The Veteran Toaster/Deejay Is Still Going Strong!
Born in Kingston, Jamaica as Manley Augustus Buchanan, he arrived on the music scene during the time that U-Roy, Dennis Alcapone and I-Roy held the keys to ‘toasting’ (deejay) city. However, being a man with his own message to convey, he quickly established his own style of toasting that set him apart from the rest. “I listened to a lot of singers like Dionne Warwick and the Supremes when I was growing up and I would practice singing their songs”, he reminisced. “As I got older, I began to listen to John Holt and The Paragons and others from back then, they were all an influence to me”.
Despite working with several top-notch Reggae producers during his earlier recordings, he didn't have much success with his many releases. Things began to happen, however, when he recorded the lyrics, ‘if you're coming from far, in a bus or a car, I beg you make love and not war. Cause I'm so sad to say, that when you deal with war, you'll have to stay far…’. “People loved that song and they requested it constantly on the radio”, he said. “The next song I did was ‘Black Cinderella’, produced by Errol Dunkley, and things really went crazy for me”. Shortly after this, Big Youth (who converted to a Rastafarian in his late teens) was involved in an accident that left him unconscious for seven hours; when he came around he had a vision that told him to ‘tell the world about the teachings of Rastafari, letting them know that Jah was there for them’. The following week, taking the accident as a conscious sign, he wrote the lyrics, ‘if you ride like lightning, you'll crash like thunder...’. The song ‘Ride Like Thunder’ was born followed by his next release, ‘Chi Chi Run’ (a cut over the rhythm of John Holt's ‘Rain From The Skies’). Within a short space of time, he had seven songs on the charts and the Reggae world referring to him as the ‘new phenomenon’!

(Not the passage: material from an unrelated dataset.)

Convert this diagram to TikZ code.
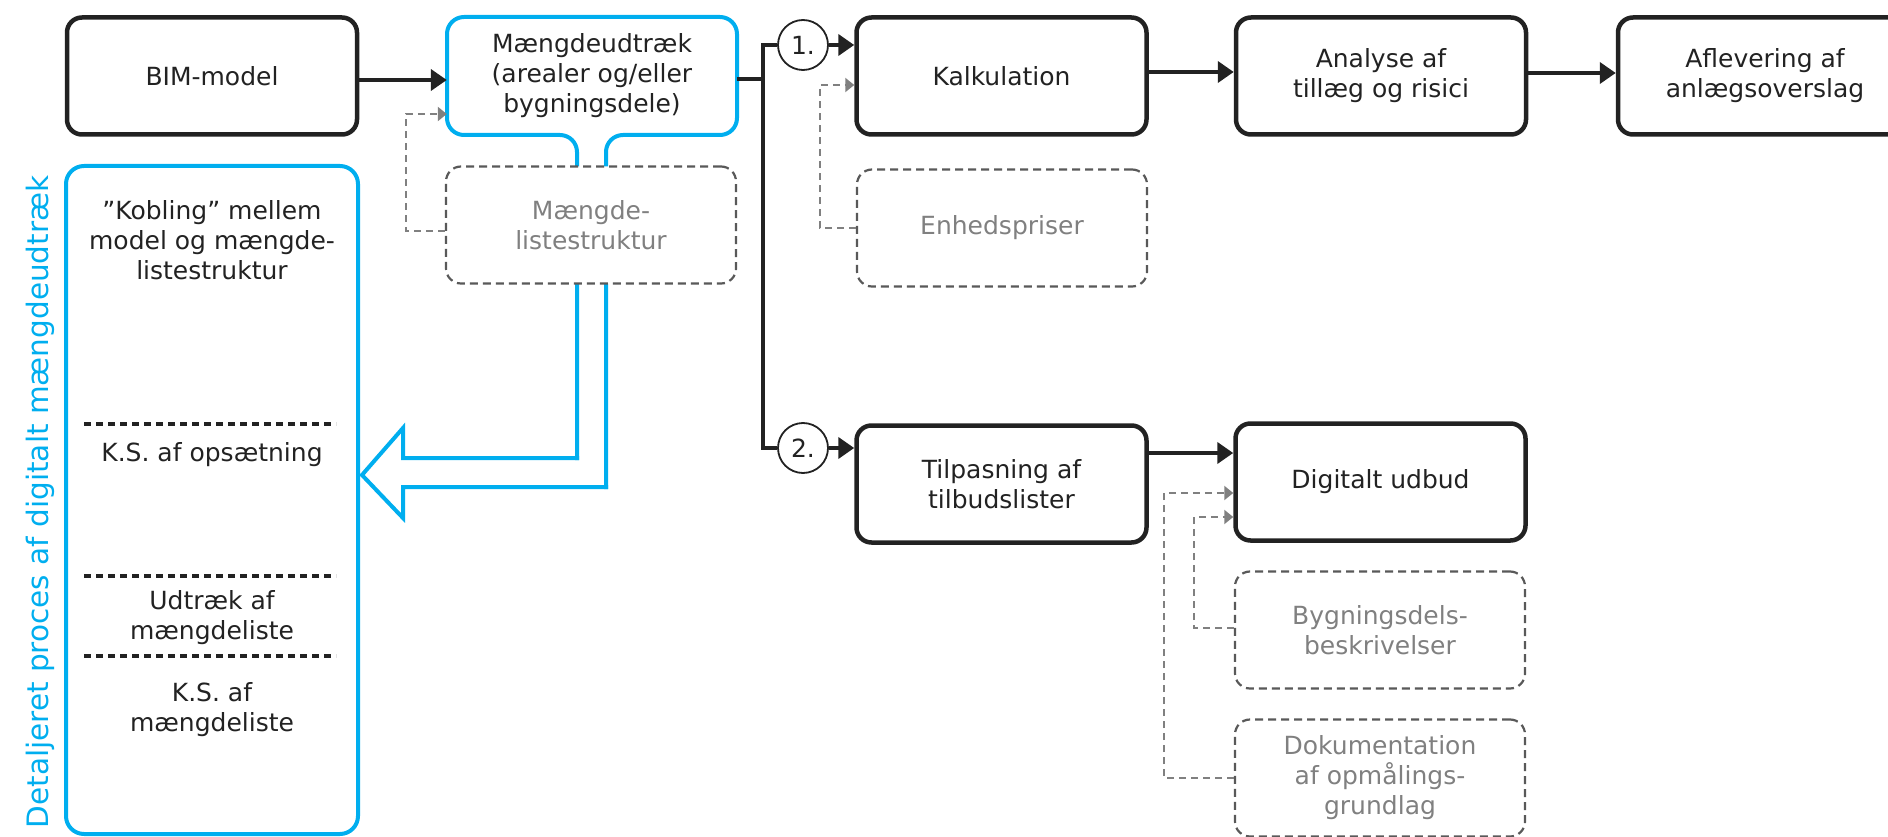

Jah Youth couldn't be stopped as he released hit after hit, maintaining a stronghold on the local charts. Among his other popular releases were: ‘A So We Stay’ (a version of Dennis Brown's ‘Money In My Pocket’), ‘Dread Inna Babylon’, ‘Johnny Dead’, ‘Leggo Beast’ and the Soul classics, ‘Touch Me In The Morning’, ‘Papa Was A Rolling Stone’, ‘Love And Happiness’ plus many more. 1973 saw the release of Big Youth’s debut album, ‘Screaming Target’ and the albums ‘Reggae Phenomenon’, ‘Dreadlocks Dread’, ‘Hit The Road Jack’, ‘Natty Universal Dread,’ ‘Chanting’, ‘Free South Africa’ and ‘Higher Grounds’ followed with others stuffed in-between. All of them, while lyrically unique were crammed with thought provoking Roots & Cultural toasts, instrumental Dubs and classic rhythms from the man who became a master on every topic and entranced the nation.
Not stopping there, the creative Toaster/Deejay took a cameo role in the 1976 movie, ‘Rockers’. In one memorable scene, he steps out of a flashy car and dons his distinctive smile as his long dreads whip around his face. Big Youth’s album titled ‘Misinterpretation’ is a declaration from him to clear often misinterpreted statements and to allow people to understand his real message. “That's been my mission from the beginning and I continuously wonder why people won't come together. Race, colour, class and creed should not matter”, he stressed. “If you think someone hates you, you should show him love because it's about good over evil and love will conquer all”.